Fiction Radar: May 7th – 13th

Media attention is focusing on next week’s titles from long-time literary stars Toni Morrison, and John Irving as well as Hilary Mantel’s sequel to Wolf Hall. There’s also a hot debut romance with a touch of time travel from newcomer Beatriz Williams, another doggy bestseller from Bruce Cameron, and a prequel to The GodfatherReturning favorites include James Patterson and Maxine Paetro and Richard Paul Evans.

WATCH LIST

Overseas by Beatriz Williams (Penguin/Putnam) is a debut novel about a contemporary Wall Street analyst, who falls in love with a mystifying billionaire, and then discovers they met in another life, in WWI. PW says, “at heart this is a delicious story about the ultimate romantic fantasy: love that not only triumphs over time and common sense, but, once Kate overcomes Julian’s WWI-era ideas about honor, includes mind-blowing sex.” The author begins her book tour with her home town library in Greenwich, CT.

A Dog’s Journey: Another Novel for Humans by W. Bruce Cameron (Macmillan/Forge; Macmillan Audio; Wheeler Large Print) is the sequel to the bestseller A Dog’s Purpose that asks: Do we really take care of our pets, or do they take care of us? Booklist says, “Cameron explores the concept of canine karma with acute sensitivity and exhibits cunning insight into life from a dog’s perspective.”

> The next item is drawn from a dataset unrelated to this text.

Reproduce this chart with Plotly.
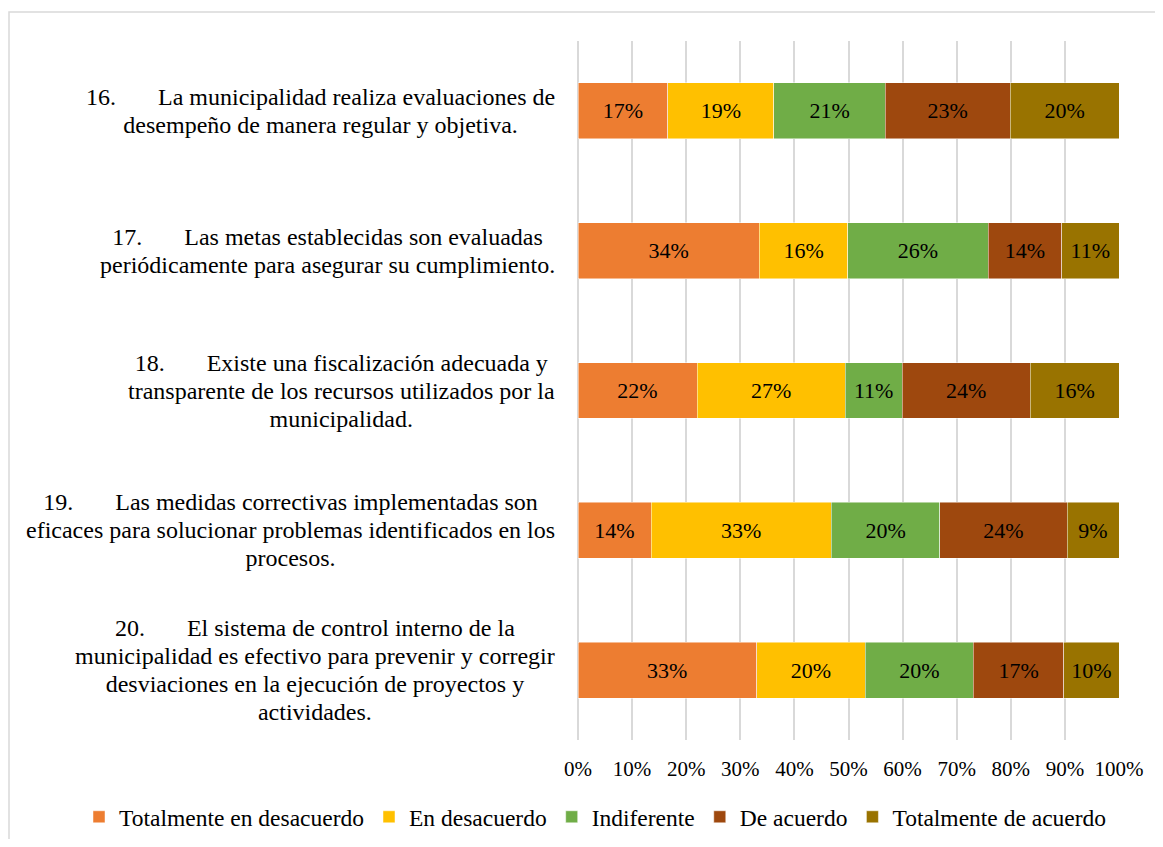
import plotly.graph_objects as go

# ---- data ----
item_keys = ["P16", "P17", "P18", "P19", "P20"]
TAB = "\u00a0" * 7
item_labels = [
    "16." + TAB + "La municipalidad realiza evaluaciones de<br>desempeño de manera regular y objetiva.",
    "17." + TAB + "Las metas establecidas son evaluadas<br>periódicamente para asegurar su cumplimiento.",
    "18." + TAB + "Existe una fiscalización adecuada y<br>transparente de los recursos utilizados por la<br>municipalidad.",
    "19." + TAB + "Las medidas correctivas implementadas son<br>eficaces para solucionar problemas identificados en los<br>procesos.",
    "20." + TAB + "El sistema de control interno de la<br>municipalidad es efectivo para prevenir y corregir<br>desviaciones en la ejecución de proyectos y<br>actividades.",
]
series_names = ["Totalmente en desacuerdo", "En desacuerdo", "Indiferente",
                "De acuerdo", "Totalmente de acuerdo"]
# values (percent of respondents), one list per answer option, items 16..20
tot_desacuerdo = [16.6, 33.5, 22.0, 13.5, 33.0]
en_desacuerdo = [19.6, 16.4, 27.4, 33.3, 20.1]
indiferente = [20.6, 25.9, 10.5, 20.1, 20.0]
de_acuerdo = [23.1, 13.6, 23.7, 23.5, 16.7]
tot_acuerdo = [20.1, 10.6, 16.4, 9.6, 10.2]
# labels as printed on the bars
lbl_tot_desacuerdo = ["17%", "34%", "22%", "14%", "33%"]
lbl_en_desacuerdo = ["19%", "16%", "27%", "33%", "20%"]
lbl_indiferente = ["21%", "26%", "11%", "20%", "20%"]
lbl_de_acuerdo = ["23%", "14%", "24%", "24%", "17%"]
lbl_tot_acuerdo = ["20%", "11%", "16%", "9%", "10%"]
x_tick_vals = [0, 10, 20, 30, 40, 50, 60, 70, 80, 90, 100]
x_tick_text = ["0%", "10%", "20%", "30%", "40%", "50%", "60%", "70%", "80%", "90%", "100%"]

series_values = [tot_desacuerdo, en_desacuerdo, indiferente, de_acuerdo, tot_acuerdo]
series_labels = [lbl_tot_desacuerdo, lbl_en_desacuerdo, lbl_indiferente, lbl_de_acuerdo, lbl_tot_acuerdo]
colors = ["#ED7D31", "#FFC000", "#70AD47", "#9E480E", "#997300"]

FONT = "Liberation Serif, Times New Roman, serif"

fig = go.Figure()
for name, vals, labs, col in zip(series_names, series_values, series_labels, colors):
    fig.add_trace(go.Bar(
        y=item_keys, x=vals, name=name, orientation="h",
        marker=dict(color=col, line=dict(color="rgba(255,255,255,0.6)", width=0.8)),
        text=labs, textposition="inside", insidetextanchor="middle",
        textangle=0, constraintext="none",
        textfont=dict(family=FONT, size=22, color="black"),
        width=0.4, hoverinfo="skip",
    ))

# page body has an 8px margin: figure origin sits at screen (8, 8)
OFF = 8
W, H = 1147, 831
L, T = 578 - OFF, 41 - OFF
R = W - (1119 - OFF)
B = H - (740 - OFF)
pw, ph = W - L - R, H - T - B


def px_x(sx):
    return (sx - OFF - L) / pw


def px_y(sy):
    return 1 - (sy - OFF - T) / ph


annotations = []
for key, lab in zip(item_keys, item_labels):
    # line spacing from the 21.5px base font (~28px), glyphs drawn at 24px
    styled = "<br>".join('<span style="font-size:24px">' + ln + "</span>" for ln in lab.split("<br>"))
    annotations.append(dict(
        x=px_x(557), xref="paper", y=key, yref="y", text=styled, showarrow=False,
        xanchor="right", yanchor="middle", align="center",
        font=dict(family=FONT, size=21.5, color="black"),
    ))

fig.update_layout(
    barmode="stack",
    width=W, height=H,
    margin=dict(l=L, r=R, t=T, b=B, pad=0, autoexpand=False),
    paper_bgcolor="white", plot_bgcolor="white",
    font=dict(family=FONT, size=21, color="black"),
    xaxis=dict(range=[0, 100], tickvals=x_tick_vals, ticktext=x_tick_text,
               showgrid=True, gridcolor="#d9d9d9", gridwidth=2,
               zeroline=True, zerolinecolor="#d9d9d9", zerolinewidth=2,
               showline=False, ticks="outside", ticklen=10, tickcolor="rgba(0,0,0,0)",
               tickfont=dict(family=FONT, size=21, color="black"), fixedrange=True),
    yaxis=dict(type="category", categoryorder="array", categoryarray=item_keys,
               autorange="reversed", showticklabels=False, showgrid=False,
               zeroline=False, fixedrange=True),
    showlegend=True,
    legend=dict(orientation="h", x=px_x(79), xanchor="left",
                y=px_y(817), yanchor="middle",
                font=dict(family=FONT, size=23.5, color="black"),
                itemwidth=30, traceorder="normal", bgcolor="rgba(0,0,0,0)"),
    annotations=annotations,
    shapes=[dict(type="rect", xref="paper", yref="paper",
                 x0=px_x(9), x1=px_x(1190),
                 y0=px_y(12), y1=px_y(880),
                 line=dict(color="#d9d9d9", width=1.5), fillcolor="rgba(0,0,0,0)",
                 layer="below")],
)

fig.write_html("out.html")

The Family Corleone by Ed Falco (Grand Central; Hachette Audio; Hachette Large Print) is a prequel to The Godfather. We wrote about the book trailer‘s clever twist last week.

LITERARY FAVORITES

Bring Up the Bodies by Hilary Mantel (Macmillan/Holt) continues the story of intrigue in the Tudor court that began in the Booker Prize winning Wolf Hall. There have already been several advance reviews, including Janet Maslin’s in the New York Times (which says that Wolf Hall is “a hard act to follow. But the follow-up is equally sublime”), and in Entertainment Weekly (it gets an “A”), as well as an article in the Wall St. Journal about whether you need to read Wolf Hall first (you don’t according to her publisher, but a Washington D.C. bookseller says you do).

In the British book trailer, Mantel talks about the enduring fascination with her subject, Anne Boleyn, who had “huge sexual magnetism.”

Home by Toni Morrison (RH/Knopf; Random House Large Print; Random House Audio) is the Nobel winner’s exploration of the inner life of Korean War veteran, who endured front line trauma and returns to racist America with more than just physical scars. People magazine says, “At half the length of most of her previous works, Home is as much prose poem as long-form fiction — a triumph for a beloved literary icon who, at 81, proves that her talents remain in full flower.”

In One Person by John Irving (Simon & Schuster; Simon & Schuster Audio) is a portrait of a bisexual man described by the publisher as “a story of unfulfilled love—tormented, funny, and affecting—and an impassioned embrace of our sexual differences.” It’s well known that Irving repeats themes; Wikipedia even has a chart of which recurring subjects appear in which books. Some find that tiresome;  Entertainment Weekly asks, “What is it with John Irving and transsexuals?” but still gives it a B+. Earlier, in an interview in the same publication, Irving explained that he continues to explore issues he began writing about in Garp back in 1978 because, ”There’s still a problem. People hate each other for their sexual differences, even today.”  People, also comments on Irving revisiting old themes, but says in this book, he manages to expresses a “fresh, heartfelt urgency.”

Expect major media coverage, including a profile in Time magazine (which asserts that  In One Person marks the author’s return to being “a literary heavyweight”), an appearance on NPR’s Weekend Edition tomorrow and CBS This Morning on Tuesday. NOTE: Irving will be featured speaker at ALA on Saturday, June 23.

A person who got to know the book intimately, the audio narrator, gives a passionate promo for the book and talks about the difference between narrating a book and acting:

USUAL SUSPECTS

11th Hour by James Patterson and Maxine Paetro (Hachette/Little, Brown; Hachette Large Print; Hachette Audio) finds Lindsay Boxer pregnant and on the case of the murder of a millionaire with a weapon that’s linked to the deaths of four of San Francisco’s most untouchable criminals, and was taken from her own department’s evidence locker.

The Road to Grace by Richard Paul Evans (Simon & Schuster; Center Point Large Print; Simon & Schuster Audio) continues The Walk series, with Alan setting out to cover nearly 1,000 miles between South Dakota and St. Louis on foot, where he encounters a mysterious woman, a ghost hunter and an elderly Polish man.